→ Given exercise
Please print exactly the lines below, from the start of the material up to and including the line with "num10_on = []", but none of the pictures.

→ Provided material
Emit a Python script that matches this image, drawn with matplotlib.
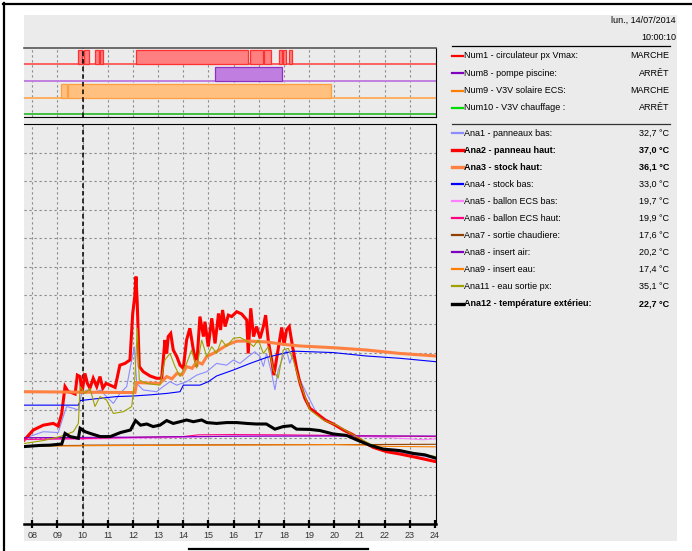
import matplotlib.pyplot as plt
from matplotlib.patches import Rectangle
from matplotlib.lines import Line2D

plt.rcParams['font.family'] = ['Liberation Sans', 'DejaVu Sans']

# ---- data ----
hours = list(range(8, 25))
hour_labels = ['%02d' % h for h in hours]
cursor_hour = 10.0

# digital channels: on-intervals (hours)
num_names = ['Num1 - circulateur px Vmax:', 'Num8 - pompe piscine:',
             'Num9 - V3V solaire ECS:', 'Num10 - V3V chauffage :']
num_states = ['MARCHE', 'ARRÊT', 'MARCHE', 'ARRÊT']
num1_on = [(9.82, 9.97), (10.05, 10.27), (10.50, 10.66), (10.70, 10.81),
           (12.13, 16.58), (16.64, 17.15), (17.22, 17.47), (17.79, 17.92),
           (17.97, 18.08), (18.19, 18.32)]
num8_on = [(15.27, 17.91)]
num9_on = [(9.15, 9.38), (9.42, 19.87)]
num10_on = []

# analog channels
t_ana1 = [7.68, 8.44, 9.03, 9.23, 9.36, 9.63, 9.83, 9.96, 10.16, 10.42, 10.69, 10.95,
          11.22, 11.48, 11.75, 11.95, 12.05, 12.15, 12.41, 12.94, 13.2, 13.47, 13.74,
          14.13, 14.53, 14.93, 15.32, 15.72, 15.99, 16.25, 16.58, 16.84, 17.05, 17.18,
          17.31, 17.51, 17.64, 17.77, 17.97, 18.1, 18.23, 18.37, 18.57, 18.9, 19.3,
          19.83, 20.49, 21.28, 22.08, 22.87, 24.04]
ana1 = [20.0, 22.3, 22.0, 27.6, 31.1, 30.5, 29.9, 35.7, 36.9, 35.7, 36.9, 34.6,
        32.2, 35.7, 38.1, 47.4, 52.1, 39.2, 36.9, 36.3, 38.1, 39.8, 38.6,
        39.8, 42.1, 43.3, 46.2, 45.6, 47.4, 46.2, 48.6, 50.3, 48.6, 45.1,
        49.7, 42.7, 36.9, 43.9, 48.6, 50.9, 46.2, 49.7, 41.6, 35.7, 28.7,
        25.8, 22.3, 18.2, 15.9, 14.7, 13.0]

t_ana2 = [7.68, 8.04, 8.44, 8.83, 9.03, 9.17, 9.30, 9.43, 9.56, 9.70, 9.79, 9.90, 9.97,
          10.09, 10.19, 10.29, 10.42, 10.56, 10.69, 10.80, 10.93, 11.09, 11.29, 11.48,
          11.68, 11.88, 11.99, 12.07, 12.12, 12.17, 12.25, 12.41, 12.68, 12.94, 13.14,
          13.27, 13.34, 13.40, 13.50, 13.60, 13.74, 13.87, 14.00, 14.13, 14.26, 14.40,
          14.53, 14.66, 14.80, 14.86, 14.99, 15.13, 15.26, 15.40, 15.48, 15.56, 15.66,
          15.79, 15.92, 16.12, 16.32, 16.52, 16.58, 16.68, 16.79, 16.91, 17.05, 17.18,
          17.27, 17.38, 17.51, 17.60, 17.74, 17.91, 18.00, 18.10, 18.21, 18.34, 18.50,
          18.64, 18.83, 19.03, 19.30, 19.63, 19.96, 20.36, 20.75, 21.15, 21.55, 22.08,
          22.60, 23.27, 24.04]
ana2 = [19.4, 22.9, 24.6, 25.2, 24.3, 28.7, 38.1, 36.3, 36.0, 35.5, 42.1, 41.6, 35.7,
        42.7, 39.2, 37.5, 41.0, 38.1, 41.6, 37.5, 39.2, 38.6, 37.8, 45.6,
        46.2, 47.4, 63.7, 69.6, 76.6, 67.2, 45.1, 43.3, 41.8, 41.0, 41.0,
        54.4, 49.7, 55.6, 56.7, 50.9, 48.6, 45.6, 44.5, 54.4, 58.5, 50.9,
        45.1, 62.6, 55.6, 60.8, 52.1, 62.0, 53.2, 63.7, 57.9, 64.9, 59.1,
        63.1, 62.6, 64.3, 63.5, 61.4, 49.7, 65.5, 55.6, 59.1, 55.0, 59.1,
        63.1, 53.8, 47.4, 42.1, 49.7, 58.8, 52.6, 57.9, 59.1, 52.1, 44.5,
        39.2, 34.0, 30.5, 28.7, 26.4, 25.0, 22.9, 21.2, 18.8, 16.8, 15.3,
        14.5, 13.3, 11.8]

t_ana3 = [7.68, 12.08, 12.15, 13.07, 13.34, 13.55, 13.74, 13.95, 14.13, 14.35, 14.53,
          14.75, 14.93, 15.32, 15.72, 16.12, 16.65, 17.31, 17.97, 18.64, 19.96,
          21.28, 22.60, 24.04]
ana3 = [36.3, 36.0, 39.5, 39.2, 41.6, 40.8, 42.7, 42.2, 45.1, 44.5, 46.8,
        46.0, 48.6, 50.3, 52.6, 54.0, 54.0, 53.7, 52.9, 52.3, 51.7,
        50.9, 49.7, 48.8]

t_ana4 = [7.68, 9.83, 9.90, 10.7, 11.35, 12.0, 12.68, 13.34, 13.87, 14.0, 14.66, 14.99,
          15.32, 15.99, 16.65, 17.31, 17.97, 18.37, 19.96, 21.28, 22.6, 24.04]
ana4 = [31.6, 31.6, 33.2, 34.0, 34.6, 34.8, 35.2, 35.7, 36.3, 38.6, 38.6, 39.8,
        41.8, 43.9, 46.2, 48.3, 49.7, 50.5, 50.0, 48.8, 48.0, 46.8]

t_ana5 = [7.68, 10.0, 12.0, 14.0, 16.0, 18.0, 20.0, 21.0, 22.0, 23.0, 23.5, 24.04]
ana5 = [19.5, 19.7, 20.0, 20.3, 20.8, 20.9, 20.8, 20.6, 20.3, 19.8, 19.5, 19.8]

t_ana6 = [7.68, 9.0, 10.0, 12.0, 14.0, 14.6, 16.0, 18.0, 20.0, 22.0, 24.04]
ana6 = [19.6, 19.8, 19.9, 20.3, 20.6, 21.2, 21.3, 21.2, 21.0, 20.8, 20.6]

t_ana7 = [7.68, 9.9, 10.0, 20.0, 21.0, 24.04]
ana7 = [17.4, 17.5, 17.6, 17.8, 17.8, 17.9]

t_ana8 = [7.68, 12.0, 16.0, 20.0, 24.04]
ana8 = [20.2, 20.4, 20.7, 20.8, 20.8]

t_ana9 = [7.68, 9.9, 10.0, 20.0, 21.3, 22.0, 24.04]
ana9 = [17.3, 17.3, 17.4, 17.8, 17.6, 17.2, 17.0]

t_ana11 = [7.68, 8.44, 9.10, 9.63, 9.83, 9.90, 10.09, 10.29, 10.49, 10.69, 10.95, 11.22,
           11.62, 11.95, 12.08, 12.17, 12.25, 12.54, 13.07, 13.27, 13.47, 13.67, 13.87,
           14.13, 14.33, 14.53, 14.73, 14.93, 15.13, 15.32, 15.52, 15.72, 15.99, 16.25,
           16.58, 16.79, 16.98, 17.18, 17.38, 17.58, 17.77, 17.97, 18.17, 18.37, 18.64,
           19.03, 19.56, 20.09, 20.75, 21.42, 22.08, 22.87, 24.04]
ana11 = [18.2, 19.2, 20.6, 22.3, 25.2, 38.1, 35.7, 37.5, 31.1, 34.6, 33.4, 28.7,
         29.3, 31.1, 41.6, 58.5, 40.4, 39.2, 38.6, 47.4, 49.7, 45.1, 41.6,
         46.2, 50.9, 44.5, 54.4, 48.6, 52.1, 49.7, 54.4, 52.1, 55.0, 55.3,
         53.8, 52.1, 54.4, 49.7, 52.1, 43.9, 41.0, 50.9, 51.5, 47.4, 39.2,
         29.9, 26.4, 24.6, 21.2, 18.0, 15.9, 15.3, 13.6]

t_ana12 = [7.68, 8.30, 8.70, 9.17, 9.30, 9.50, 9.83, 9.90, 10.10, 10.30, 10.70, 11.10,
           11.50, 11.90, 12.10, 12.30, 12.55, 12.80, 13.07, 13.34, 13.60, 13.87, 14.13,
           14.40, 14.73, 14.93, 15.32, 15.72, 16.12, 16.52, 16.90, 17.30, 17.64, 17.97,
           18.30, 18.50, 19.03, 19.43, 19.96, 20.49, 20.90, 21.40, 21.95, 22.60, 23.14,
           23.60, 24.04]
ana12 = [17.1, 17.5, 17.6, 18.0, 21.7, 20.6, 20.0, 23.5, 22.3, 21.7, 20.6, 20.6,
         22.0, 22.9, 26.2, 24.6, 25.0, 24.1, 24.6, 26.2, 25.2, 25.8, 26.4,
         25.8, 26.4, 25.5, 25.2, 25.5, 25.5, 25.2, 25.0, 25.0, 23.2, 24.1,
         24.4, 23.2, 23.1, 22.7, 21.5, 21.0, 19.4, 17.6, 16.2, 15.7, 14.7,
         14.2, 13.0]

ana_names = ['Ana1 - panneaux bas:', 'Ana2 - panneau haut:', 'Ana3 - stock haut:',
             'Ana4 - stock bas:', 'Ana5 - ballon ECS bas:', 'Ana6 - ballon ECS haut:',
             'Ana7 - sortie chaudiere:', 'Ana8 - insert air:', 'Ana9 - insert eau:',
             'Ana11 - eau sortie px:', 'Ana12 - température extérieu:']
ana_values = ['32,7 °C', '37,0 °C', '36,1 °C', '33,0 °C', '19,7 °C', '19,9 °C',
              '17,6 °C', '20,2 °C', '17,4 °C', '35,1 °C', '22,7 °C']
ana_bold = [False, True, True, False, False, False, False, False, False, False, True]

# ---- styles ----
num_line = ['#ff0000', '#8000c0', '#ff8000', '#00dd00']
num_base = ['#ff6060', '#c080e0', '#ffb060', '#40c040']
num_fill = ['#ff8080', '#c07ee0', '#ffc080', '#80e080']
num_edge = ['#ff3030', '#9030c0', '#ffa040', '#00c000']
ana_colors = ['#8c8cff', '#ff0000', '#ff8040', '#0000ff', '#ff80ff', '#ff0080',
              '#904000', '#8000c0', '#ff8000', '#a0a000', '#000000']
ana_series = [(t_ana1, ana1), (t_ana2, ana2), (t_ana3, ana3), (t_ana4, ana4),
              (t_ana5, ana5), (t_ana6, ana6), (t_ana7, ana7), (t_ana8, ana8),
              (t_ana9, ana9), (t_ana11, ana11), (t_ana12, ana12)]

W, H = 692, 551
BG = '#ebebeb'
GRID = '#8a8a8a'


def fx(px):
    return px / W


def fy(py):
    return 1 - py / H


fig = plt.figure(figsize=(W / 100, H / 100), dpi=100)
fig.patch.set_facecolor('white')

# gray panel and frame (behind the axes)
fig.patches.append(Rectangle((fx(24), fy(541)), fx(677) - fx(24), fy(15) - fy(541),
                             transform=fig.transFigure, facecolor=BG, edgecolor='none',
                             zorder=-10))
fig.add_artist(Line2D([fx(3.5), fx(3.5)], [fy(3), fy(551)], color='black', lw=1.6))
fig.add_artist(Line2D([fx(3), 1], [fy(3.5), fy(3.5)], color='black', lw=1.6))
fig.add_artist(Line2D([fx(189), fx(368)], [fy(549), fy(549)], color='black', lw=1.6))

xmin, xmax = 7.67, 24.04

# ---- digital panel ----
axd = fig.add_axes([fx(24), fy(117), fx(436) - fx(24), fy(48) - fy(117)], zorder=2)
axd.set_facecolor(BG)
axd.set_xlim(xmin, xmax)
axd.set_ylim(4.1, 0)
for h in hours[:-1]:
    axd.axvline(h, color=GRID, lw=0.8, ls=(0, (2, 2.5)), zorder=1)
for i, segs in enumerate([num1_on, num8_on, num9_on, num10_on]):
    base, top = i + 0.95, i + 0.12
    axd.axhline(base, color=num_base[i], lw=1.4, zorder=2)
    for s, e in segs:
        axd.add_patch(Rectangle((s, top), e - s, base - top, facecolor=num_fill[i],
                                edgecolor=num_edge[i], lw=0.9, zorder=3))
axd.axvline(cursor_hour, color='black', lw=1.1, ls=(0, (3, 2)), zorder=5)
axd.set_xticks([])
axd.set_yticks([])
axd.spines['left'].set_visible(False)
axd.spines['top'].set_color('#555555')
axd.spines['top'].set_linewidth(1.2)
axd.spines['right'].set_color('black')
axd.spines['right'].set_linewidth(0.8)
axd.spines['bottom'].set_color('black')
axd.spines['bottom'].set_linewidth(0.8)

# ---- analog chart ----
ax = fig.add_axes([fx(24), fy(524), fx(436) - fx(24), fy(124) - fy(524)], zorder=2)
ax.set_facecolor(BG)
ax.set_xlim(xmin, xmax)
ax.set_ylim(-10, 130)
for h in hours[:-1]:
    ax.axvline(h, color=GRID, lw=0.8, ls=(0, (2, 2.5)), zorder=1)
for v in range(0, 130, 10):
    ax.axhline(v, color=GRID, lw=0.8, ls=(0, (2, 2.5)), zorder=1)
ax.axvline(cursor_hour, color='black', lw=1.1, ls=(0, (3, 2)), zorder=2)

for (t, v), c, b in zip(ana_series, ana_colors, ana_bold):
    ax.plot(t, v, color=c, lw=2.2 if b else 0.8, zorder=3, solid_joinstyle='miter')

ax.set_yticks([])
ax.set_xticks(hours)
ax.set_xticklabels(hour_labels, fontsize=6.5, color='#333333')
ax.tick_params(axis='x', direction='inout', length=6, width=1.6, color='black', pad=2)
ax.spines['left'].set_visible(False)
ax.spines['top'].set_linewidth(0.8)
ax.spines['right'].set_linewidth(0.8)
ax.spines['bottom'].set_linewidth(1.8)

# ---- legend panel ----
fig.text(fx(676), fy(20), 'lun., 14/07/2014', ha='right', va='center', fontsize=6.5)
fig.text(fx(676), fy(37), '10:00:10', ha='right', va='center', fontsize=6.5)
fig.add_artist(Line2D([fx(452), fx(670)], [fy(46), fy(46)], color='black', lw=0.9))
fig.add_artist(Line2D([fx(452), fx(670)], [fy(124), fy(124)], color='#333333', lw=0.9))

for i, (name, state) in enumerate(zip(num_names, num_states)):
    y = 56 + i * 17.3
    fig.add_artist(Line2D([fx(452), fx(463)], [fy(y), fy(y)], color=num_line[i], lw=1.6))
    fig.text(fx(464.5), fy(y), name, ha='left', va='center', fontsize=6.5)
    fig.text(fx(669), fy(y), state, ha='right', va='center', fontsize=6.5)

for i, (name, val) in enumerate(zip(ana_names, ana_values)):
    y = 133 + i * 17.05
    wt = 'bold' if ana_bold[i] else 'normal'
    fig.add_artist(Line2D([fx(452), fx(463)], [fy(y), fy(y)], color=ana_colors[i],
                          lw=2.4 if ana_bold[i] else 1.6))
    fig.text(fx(464.5), fy(y), name, ha='left', va='center', fontsize=6.5, fontweight=wt)
    fig.text(fx(669), fy(y), val, ha='right', va='center', fontsize=6.5, fontweight=wt)

fig.savefig('out.png', dpi=100)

→ Answer to the task
Emit a Python script that matches this image, drawn with matplotlib.
import matplotlib.pyplot as plt
from matplotlib.patches import Rectangle
from matplotlib.lines import Line2D

plt.rcParams['font.family'] = ['Liberation Sans', 'DejaVu Sans']

# ---- data ----
hours = list(range(8, 25))
hour_labels = ['%02d' % h for h in hours]
cursor_hour = 10.0

# digital channels: on-intervals (hours)
num_names = ['Num1 - circulateur px Vmax:', 'Num8 - pompe piscine:',
             'Num9 - V3V solaire ECS:', 'Num10 - V3V chauffage :']
num_states = ['MARCHE', 'ARRÊT', 'MARCHE', 'ARRÊT']
num1_on = [(9.82, 9.97), (10.05, 10.27), (10.50, 10.66), (10.70, 10.81),
           (12.13, 16.58), (16.64, 17.15), (17.22, 17.47), (17.79, 17.92),
           (17.97, 18.08), (18.19, 18.32)]
num8_on = [(15.27, 17.91)]
num9_on = [(9.15, 9.38), (9.42, 19.87)]
num10_on = []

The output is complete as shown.